TASK DIRECTIONS:
Search the records for "diagram". Copy every line where it appears.

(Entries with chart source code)
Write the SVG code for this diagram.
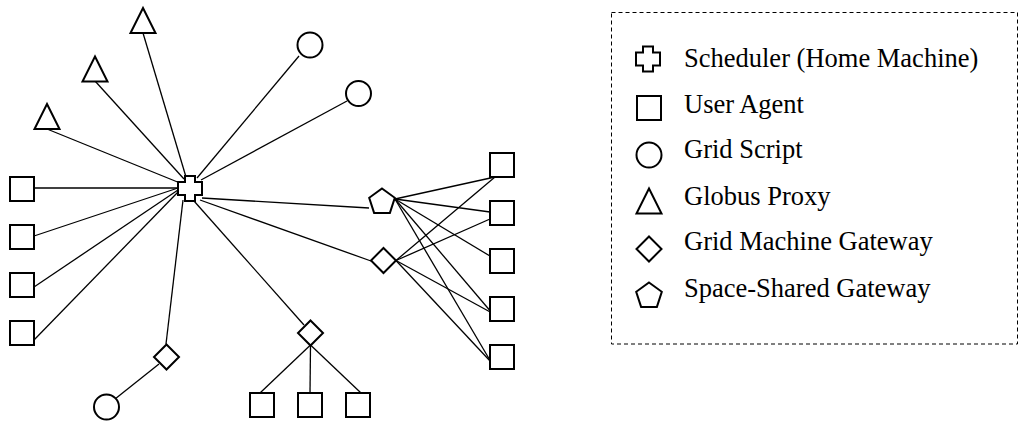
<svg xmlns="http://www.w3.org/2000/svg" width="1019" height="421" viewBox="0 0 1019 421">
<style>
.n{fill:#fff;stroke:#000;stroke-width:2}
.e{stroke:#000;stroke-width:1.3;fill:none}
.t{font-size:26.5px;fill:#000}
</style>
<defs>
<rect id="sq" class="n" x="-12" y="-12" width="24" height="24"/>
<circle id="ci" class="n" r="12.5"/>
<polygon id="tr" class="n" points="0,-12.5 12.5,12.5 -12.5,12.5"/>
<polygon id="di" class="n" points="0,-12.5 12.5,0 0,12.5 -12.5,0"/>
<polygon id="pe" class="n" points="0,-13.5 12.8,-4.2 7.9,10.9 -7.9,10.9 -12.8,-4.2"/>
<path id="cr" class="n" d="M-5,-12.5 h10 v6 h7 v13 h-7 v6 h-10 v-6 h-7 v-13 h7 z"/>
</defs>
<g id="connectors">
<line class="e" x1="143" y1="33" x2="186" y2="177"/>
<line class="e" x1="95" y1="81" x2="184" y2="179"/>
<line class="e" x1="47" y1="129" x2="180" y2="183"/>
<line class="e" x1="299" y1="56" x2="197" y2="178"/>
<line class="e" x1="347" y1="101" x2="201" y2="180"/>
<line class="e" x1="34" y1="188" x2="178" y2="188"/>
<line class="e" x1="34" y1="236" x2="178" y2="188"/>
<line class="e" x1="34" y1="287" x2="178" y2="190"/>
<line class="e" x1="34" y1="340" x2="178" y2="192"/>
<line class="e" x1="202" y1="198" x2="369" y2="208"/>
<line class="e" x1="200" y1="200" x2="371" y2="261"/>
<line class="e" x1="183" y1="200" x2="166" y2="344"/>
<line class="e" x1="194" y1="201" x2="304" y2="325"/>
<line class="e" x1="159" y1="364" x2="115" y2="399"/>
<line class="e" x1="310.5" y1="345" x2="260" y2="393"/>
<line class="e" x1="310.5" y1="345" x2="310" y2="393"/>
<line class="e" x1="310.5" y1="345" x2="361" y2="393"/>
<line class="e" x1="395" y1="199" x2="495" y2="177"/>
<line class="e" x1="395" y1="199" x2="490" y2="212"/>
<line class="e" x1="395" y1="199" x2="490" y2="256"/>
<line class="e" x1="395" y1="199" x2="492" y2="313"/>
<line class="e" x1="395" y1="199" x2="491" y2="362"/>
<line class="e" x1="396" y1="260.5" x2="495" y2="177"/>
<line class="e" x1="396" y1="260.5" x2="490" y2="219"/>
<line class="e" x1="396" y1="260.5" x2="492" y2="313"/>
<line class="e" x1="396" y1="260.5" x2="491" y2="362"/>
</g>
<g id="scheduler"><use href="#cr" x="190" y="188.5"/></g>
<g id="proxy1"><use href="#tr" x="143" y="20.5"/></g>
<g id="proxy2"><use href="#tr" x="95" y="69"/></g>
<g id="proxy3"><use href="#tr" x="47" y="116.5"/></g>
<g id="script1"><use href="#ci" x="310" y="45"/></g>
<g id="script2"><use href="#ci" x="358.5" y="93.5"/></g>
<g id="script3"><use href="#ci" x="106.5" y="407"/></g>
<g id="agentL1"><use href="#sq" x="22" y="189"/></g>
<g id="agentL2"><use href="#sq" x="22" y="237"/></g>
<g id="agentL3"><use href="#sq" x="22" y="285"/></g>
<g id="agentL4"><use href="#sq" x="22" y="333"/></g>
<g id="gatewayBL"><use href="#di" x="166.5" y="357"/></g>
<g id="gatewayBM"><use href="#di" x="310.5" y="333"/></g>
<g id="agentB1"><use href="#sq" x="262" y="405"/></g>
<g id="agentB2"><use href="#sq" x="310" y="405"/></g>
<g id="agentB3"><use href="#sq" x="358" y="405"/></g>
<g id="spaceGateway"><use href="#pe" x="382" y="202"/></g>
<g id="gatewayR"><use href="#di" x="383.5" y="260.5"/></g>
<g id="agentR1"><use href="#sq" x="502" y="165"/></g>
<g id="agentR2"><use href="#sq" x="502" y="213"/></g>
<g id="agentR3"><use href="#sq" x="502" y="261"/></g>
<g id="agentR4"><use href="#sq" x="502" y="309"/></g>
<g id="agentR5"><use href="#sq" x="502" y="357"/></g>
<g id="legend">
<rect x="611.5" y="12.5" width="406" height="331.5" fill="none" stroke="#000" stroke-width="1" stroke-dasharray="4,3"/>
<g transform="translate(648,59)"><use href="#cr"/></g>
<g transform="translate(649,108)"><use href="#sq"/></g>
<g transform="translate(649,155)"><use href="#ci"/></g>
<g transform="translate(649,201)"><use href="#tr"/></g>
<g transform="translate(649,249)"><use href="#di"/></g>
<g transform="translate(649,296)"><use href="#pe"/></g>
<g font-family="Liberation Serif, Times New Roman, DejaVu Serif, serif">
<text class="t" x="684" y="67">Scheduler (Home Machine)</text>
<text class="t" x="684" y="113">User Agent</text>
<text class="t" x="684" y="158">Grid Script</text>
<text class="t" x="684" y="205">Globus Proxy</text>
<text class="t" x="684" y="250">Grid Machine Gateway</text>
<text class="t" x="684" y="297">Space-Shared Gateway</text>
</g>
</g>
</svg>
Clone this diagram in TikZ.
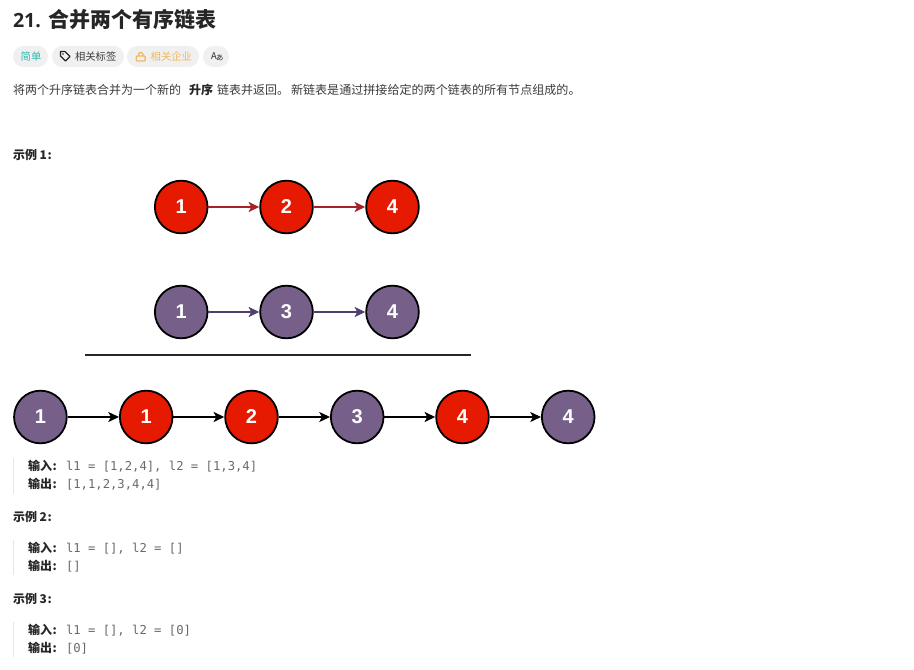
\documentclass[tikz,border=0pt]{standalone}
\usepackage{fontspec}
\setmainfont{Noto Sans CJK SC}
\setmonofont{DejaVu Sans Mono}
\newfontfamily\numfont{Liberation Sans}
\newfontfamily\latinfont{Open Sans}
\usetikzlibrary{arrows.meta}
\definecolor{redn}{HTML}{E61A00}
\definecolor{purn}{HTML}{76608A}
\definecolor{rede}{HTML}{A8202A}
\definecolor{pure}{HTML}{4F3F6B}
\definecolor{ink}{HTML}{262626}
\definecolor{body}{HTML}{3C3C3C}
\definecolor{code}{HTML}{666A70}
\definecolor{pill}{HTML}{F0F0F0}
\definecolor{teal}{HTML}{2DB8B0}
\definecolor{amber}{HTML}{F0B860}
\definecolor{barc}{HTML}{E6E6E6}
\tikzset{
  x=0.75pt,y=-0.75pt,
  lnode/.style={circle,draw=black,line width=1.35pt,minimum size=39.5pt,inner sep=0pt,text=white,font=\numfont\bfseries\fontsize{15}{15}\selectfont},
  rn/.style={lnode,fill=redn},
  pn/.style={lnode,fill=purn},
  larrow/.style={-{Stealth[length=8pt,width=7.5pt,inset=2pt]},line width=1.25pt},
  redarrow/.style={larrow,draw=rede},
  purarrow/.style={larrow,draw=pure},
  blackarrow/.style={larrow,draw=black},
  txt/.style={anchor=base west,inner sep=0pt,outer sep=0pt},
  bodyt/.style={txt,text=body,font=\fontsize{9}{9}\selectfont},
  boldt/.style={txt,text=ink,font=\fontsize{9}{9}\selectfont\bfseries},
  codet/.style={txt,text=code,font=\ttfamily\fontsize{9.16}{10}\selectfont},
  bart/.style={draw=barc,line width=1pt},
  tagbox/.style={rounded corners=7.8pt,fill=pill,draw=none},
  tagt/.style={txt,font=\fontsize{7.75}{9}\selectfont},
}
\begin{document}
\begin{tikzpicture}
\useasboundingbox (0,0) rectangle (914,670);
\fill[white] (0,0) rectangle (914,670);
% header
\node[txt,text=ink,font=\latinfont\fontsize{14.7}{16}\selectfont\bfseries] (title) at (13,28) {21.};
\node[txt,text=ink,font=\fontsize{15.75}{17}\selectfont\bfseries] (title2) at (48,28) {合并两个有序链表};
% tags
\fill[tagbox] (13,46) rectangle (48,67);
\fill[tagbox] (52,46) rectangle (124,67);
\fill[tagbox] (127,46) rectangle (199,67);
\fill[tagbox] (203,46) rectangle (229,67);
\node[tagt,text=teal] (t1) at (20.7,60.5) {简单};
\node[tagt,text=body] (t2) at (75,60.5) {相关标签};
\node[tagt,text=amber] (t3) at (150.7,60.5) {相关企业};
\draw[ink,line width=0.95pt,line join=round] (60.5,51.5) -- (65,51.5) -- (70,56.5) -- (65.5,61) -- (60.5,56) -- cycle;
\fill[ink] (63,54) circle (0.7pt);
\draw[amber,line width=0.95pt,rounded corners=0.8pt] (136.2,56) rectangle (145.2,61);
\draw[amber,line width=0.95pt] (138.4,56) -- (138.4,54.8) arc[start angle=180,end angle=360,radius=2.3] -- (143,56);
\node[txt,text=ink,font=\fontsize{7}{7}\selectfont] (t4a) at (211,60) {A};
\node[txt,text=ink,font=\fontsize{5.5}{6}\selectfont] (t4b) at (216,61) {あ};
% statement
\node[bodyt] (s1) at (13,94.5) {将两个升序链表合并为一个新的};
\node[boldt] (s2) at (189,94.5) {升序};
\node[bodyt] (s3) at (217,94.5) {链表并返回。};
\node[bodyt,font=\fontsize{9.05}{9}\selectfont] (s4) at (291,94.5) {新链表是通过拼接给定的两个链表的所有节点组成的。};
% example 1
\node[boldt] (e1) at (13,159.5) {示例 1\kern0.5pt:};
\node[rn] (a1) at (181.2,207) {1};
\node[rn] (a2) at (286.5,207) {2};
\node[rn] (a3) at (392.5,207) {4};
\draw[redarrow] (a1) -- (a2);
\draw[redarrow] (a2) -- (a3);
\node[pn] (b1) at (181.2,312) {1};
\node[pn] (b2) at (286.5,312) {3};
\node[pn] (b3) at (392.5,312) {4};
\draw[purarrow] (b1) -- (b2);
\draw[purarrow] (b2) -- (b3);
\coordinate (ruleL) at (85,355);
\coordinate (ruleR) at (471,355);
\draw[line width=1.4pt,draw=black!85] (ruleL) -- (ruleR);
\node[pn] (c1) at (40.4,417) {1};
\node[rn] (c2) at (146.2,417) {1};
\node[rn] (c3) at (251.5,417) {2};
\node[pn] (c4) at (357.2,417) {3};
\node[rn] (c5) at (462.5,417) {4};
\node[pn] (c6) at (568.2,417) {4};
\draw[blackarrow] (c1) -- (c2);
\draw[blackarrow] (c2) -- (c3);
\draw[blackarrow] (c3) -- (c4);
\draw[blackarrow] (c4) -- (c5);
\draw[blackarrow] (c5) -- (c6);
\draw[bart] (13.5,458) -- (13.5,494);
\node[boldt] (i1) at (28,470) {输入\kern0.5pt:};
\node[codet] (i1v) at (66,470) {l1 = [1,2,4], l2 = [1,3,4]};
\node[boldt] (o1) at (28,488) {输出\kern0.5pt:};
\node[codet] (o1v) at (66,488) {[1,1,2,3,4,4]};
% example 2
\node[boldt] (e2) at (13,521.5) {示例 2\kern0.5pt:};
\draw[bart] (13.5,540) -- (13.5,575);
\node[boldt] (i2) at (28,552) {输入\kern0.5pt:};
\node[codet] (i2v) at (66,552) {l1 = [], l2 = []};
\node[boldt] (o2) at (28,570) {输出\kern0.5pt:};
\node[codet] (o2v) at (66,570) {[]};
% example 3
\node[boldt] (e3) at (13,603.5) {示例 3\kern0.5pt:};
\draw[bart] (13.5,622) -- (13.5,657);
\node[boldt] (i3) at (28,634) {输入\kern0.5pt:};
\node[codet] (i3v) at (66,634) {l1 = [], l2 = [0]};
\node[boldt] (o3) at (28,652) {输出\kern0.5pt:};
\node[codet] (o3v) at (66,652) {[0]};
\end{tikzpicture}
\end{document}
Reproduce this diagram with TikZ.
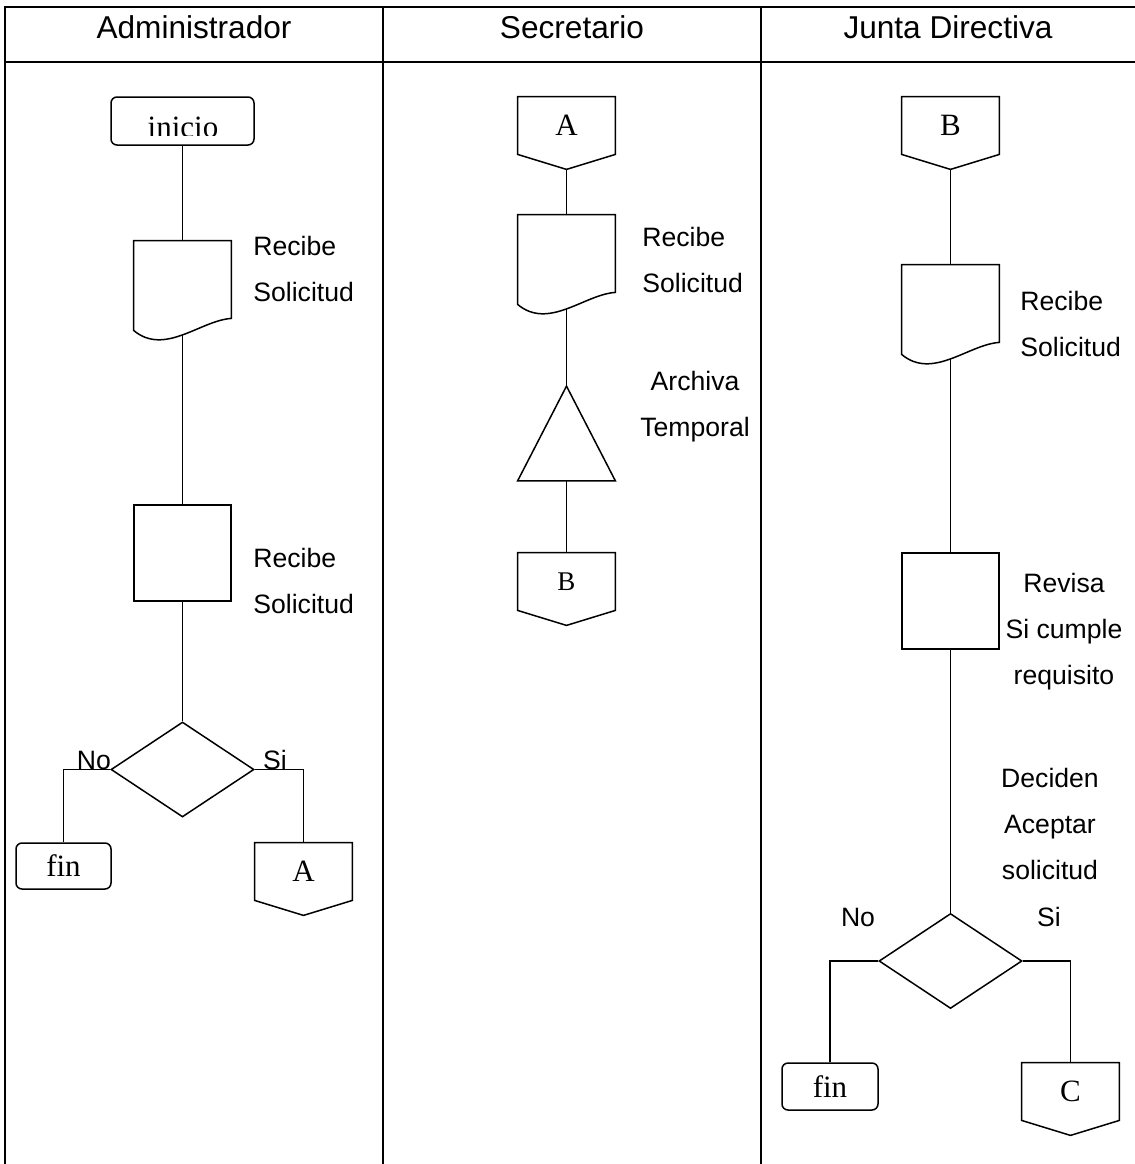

ANSWER FOR THE TASK:
Write the SVG code for this diagram.
Clone this diagram in TikZ.
Reproduce this diagram with TikZ.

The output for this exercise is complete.